KETUA: MUHAMMAD ALIM Ya, itulah.
46.
PEMOHON: LENIS KOGOYA Kami setuju dan kami terima, Bapak.
47.
KETUA: MUHAMMAD ALIM Oke.
48.
PEMOHON: LENIS KOGOYA Terima kasih.
49.
KETUA: MUHAMMAD ALIM Begini, ini kan yang belum selesai, masih ada waktu bagi Saudara berdua paling lama, saya ulangi, paling lama 14 hari untuk memperbaiki permohonan ini.
24
50.
PEMOHON: LENIS KOGOYA Terima kasih.
51.
KETUA: MUHAMMAD ALIM Karena ada nasihat-nasihat tadi ada yang kurang, ada yang kurang gitu lho. Nah, diperbaiki. Mungkin juga karena Saudara tidak mengambil Pengacara, bisa meminta contoh-contoh permohonan yang dahulu, terutama yang ada kaitannya dengan Perdasus ini, yang itu yang diputus oleh Mahkamah Konstitusi Nomor 111 itu, jangan sampai berulang dengan dasar hukum … apa dasar hukum yang berbeda, itu pasti tidak dapat diterima.
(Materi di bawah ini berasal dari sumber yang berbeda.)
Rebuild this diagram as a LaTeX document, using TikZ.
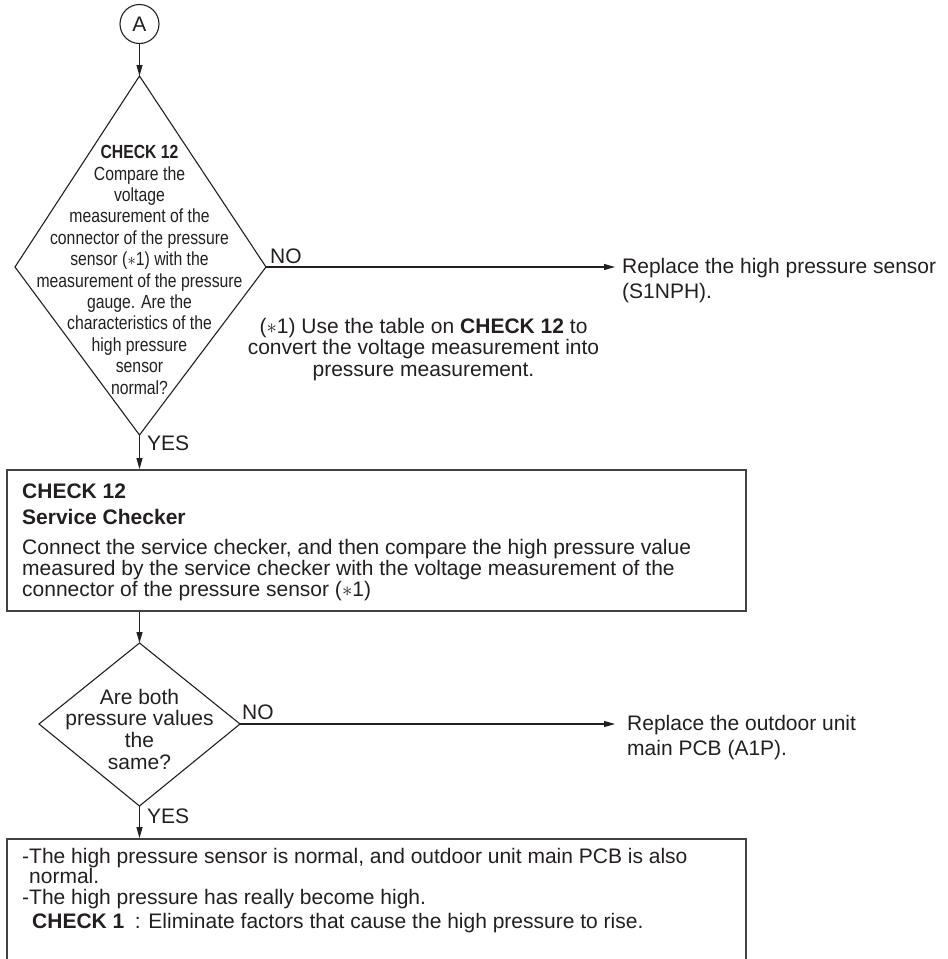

Saya katakan saja, bukan kita punya kemauan, karena undang-undang yang mengatakan begitu, oke?
52.
PEMOHON: LENIS KOGOYA Siap.
53.
KETUA: MUHAMMAD ALIM Jadi harus dengan dasar pengujian yang berbeda, baru bisa di … di … dipertimbangkan, kalau tidak itu tidak dapat diterima karena undang-undang yang menyuruh kita, bukan kita yang punya kemauan begitu, oke?
54.
PEMOHON: LENIS KOGOYA Siap, terima.
55.
KETUA: MUHAMMAD ALIM Jadi saya ulangi lagi, bagi Saudara berdua ada waktu paling lama 14 hari untuk memperbaiki permohonan Saudara. Kemudian, sudah diperbaiki meskipun belum 14 hari kalau Saudara sudah bagus, silakan me … langsung disampaikan ke Kepaniteraan. Nanti Kepaniteraan memberitahukan kepada Pleno nanti untuk selanjutnya ditetapkan sidang berikut apa … Panel untuk isi ditetapkan sidang berikutnya, oke?
56.
PEMOHON: LENIS KOGOYA Terima kasih.
25
57.
KETUA: MUHAMMAD ALIM Jadi, sekali lagi paling lama 14 hari Saudara perbaiki langsung dimasukkan ke Kepaniteraan, oke. Dengan demikian, kalau sudah tidak ada lagi, ya? Sidang saya nyatakan selesai dan sidang ditutup. KETUK PALU 3X SIDANG DITUTUP PUKUL 12.40 WIB Jakarta, 17 November 2014 Kepala Sub Bagian Risalah,
t.t.d. Rudy Heryanto NIP. 19730601 200604 1 004
Risalah persidangan ini adalah bentuk tertulis dari rekaman suara pada persidangan di Mahkamah Konstitusi, sehingga memungkinkan adanya kesalahan penulisan dari rekaman suara aslinya.